We hebben een goed gevoel bij wat er aan veranderingen aan zit te komen en zeker ook omdat we daar zelf samen met de andere volunteers aan hebben kunnen bijdragen. Ook al heeft een en ander bijna een jaar moeten duren.
Zoals jullie verder al hebben kunnen lezen hebben we naast deze activiteiten niet stil gezeten.
Jeannine:
·         Ondersteuning van Nursery / Kindergarten Ancilla bij de organisatie van het onderwijs;
·         Opzetten van een braille bibliotheek op Wa Secundairy High School;
·         Ondersteuning van het TENI project in Jirapa;
·         Een cursus seksuele voorlichting geven aan puber straatmeisjes in het opvanghuis van Child Support in Wa;
·         Workshops geven met als doel awareness te kweken voor Inclusief Onderwijs;
·         Het ontwerpen van een assessment tool voor kinderen die dreigen uit te vallen in het reguliere onderwijs.
Bas:
·         Ondersteuning geven aan het automatiseringsproces op de kantoren van GES in de Upper West Region;
·         Opzetten van een Mobiel ICT Resource Center voor Junior High Schools in afgelegen gebieden waar geen computers en geen elektriciteit voorhanden is;
·         Training en ondersteuning geven op ICT gebied, waar nodig.

Ten slotte.
Waarom zo een epistel? Omdat het gaat over essentiële zaken die ons hier bezig houden. Waarom zijn we hier? Doen we wel zinnige zaken hier? Omdat we op een of andere manier het gevoel hebben dat we ons moeten bewijzen en verantwoorden naar onze achterban dat we wel zinvol bezig zijn hier in Ghana. Omdat we ook wel eens denken dat jullie daar in Nederland het idee hebben dat we met van allerlei vage dingen bezig zijn hier. En inderdaad, soms doet het heel vaag aan. Zit je te wachten of te vissen bij je Ghanese collega’s wat ze nu precies van je willen en of ze wel echt iets van je willen. Want het gaat echt anders dan in Nederland. Langzamerhand worden die andere culturele gevoeligheden steeds duidelijker en wordt het daardoor ook beter werkbaar. Soms denk je op de goede weg te zijn om het volgende moment onderuit gehaald te worden. Maar soms ook zie je het helemaal niet meer zitten om dan ineens weer iets moois voorgeschoteld te krijgen. Onderling hebben we het met de volunteers over een emotionele achtbaan waar we in zitten hier in Ghana: up en down!

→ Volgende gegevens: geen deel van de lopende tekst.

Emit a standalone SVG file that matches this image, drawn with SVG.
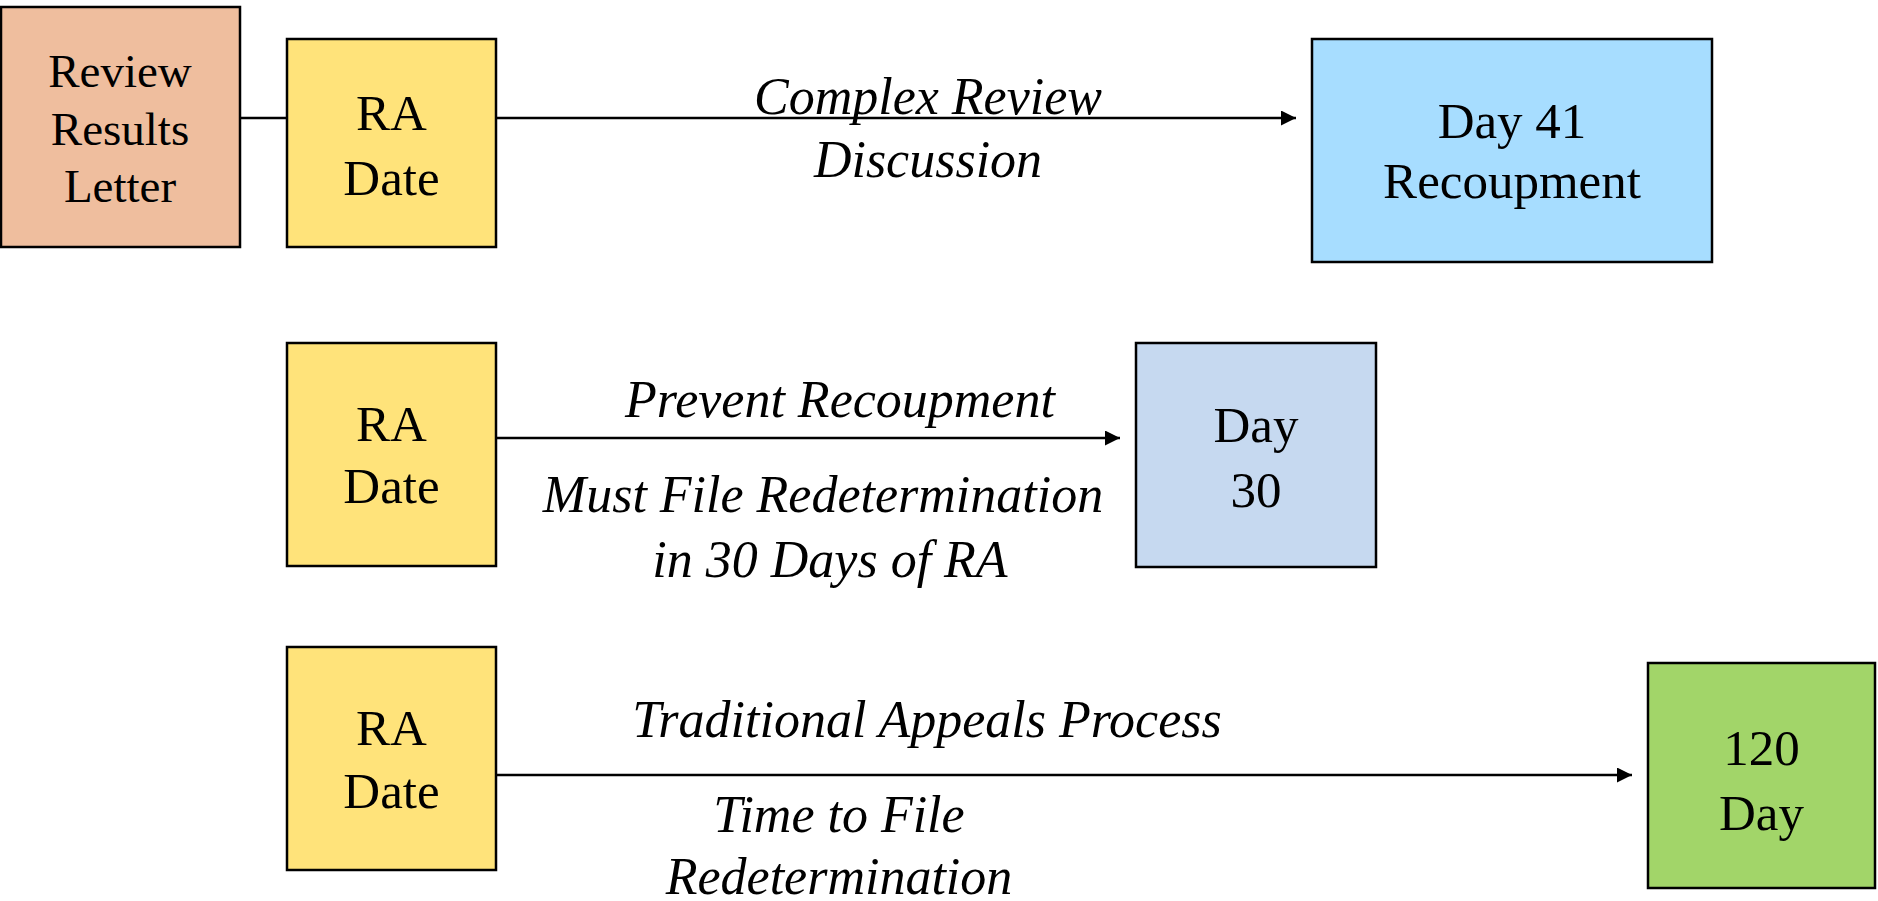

Maar blijft staan: deze twee jaar zijn 2 hele bijzondere jaren van ons leven. Het is goed leven hier in Ghana. Anders dan in Nederland, maar wel veel meer relaxt. En dan zijn er de mensen, de contacten met medevolunteers, de zoektocht, hoe het onze kijk op het leven verdiept, hoe goed we het samen hebben, het reizen in Ghana etc.. En dat willen we niet missen.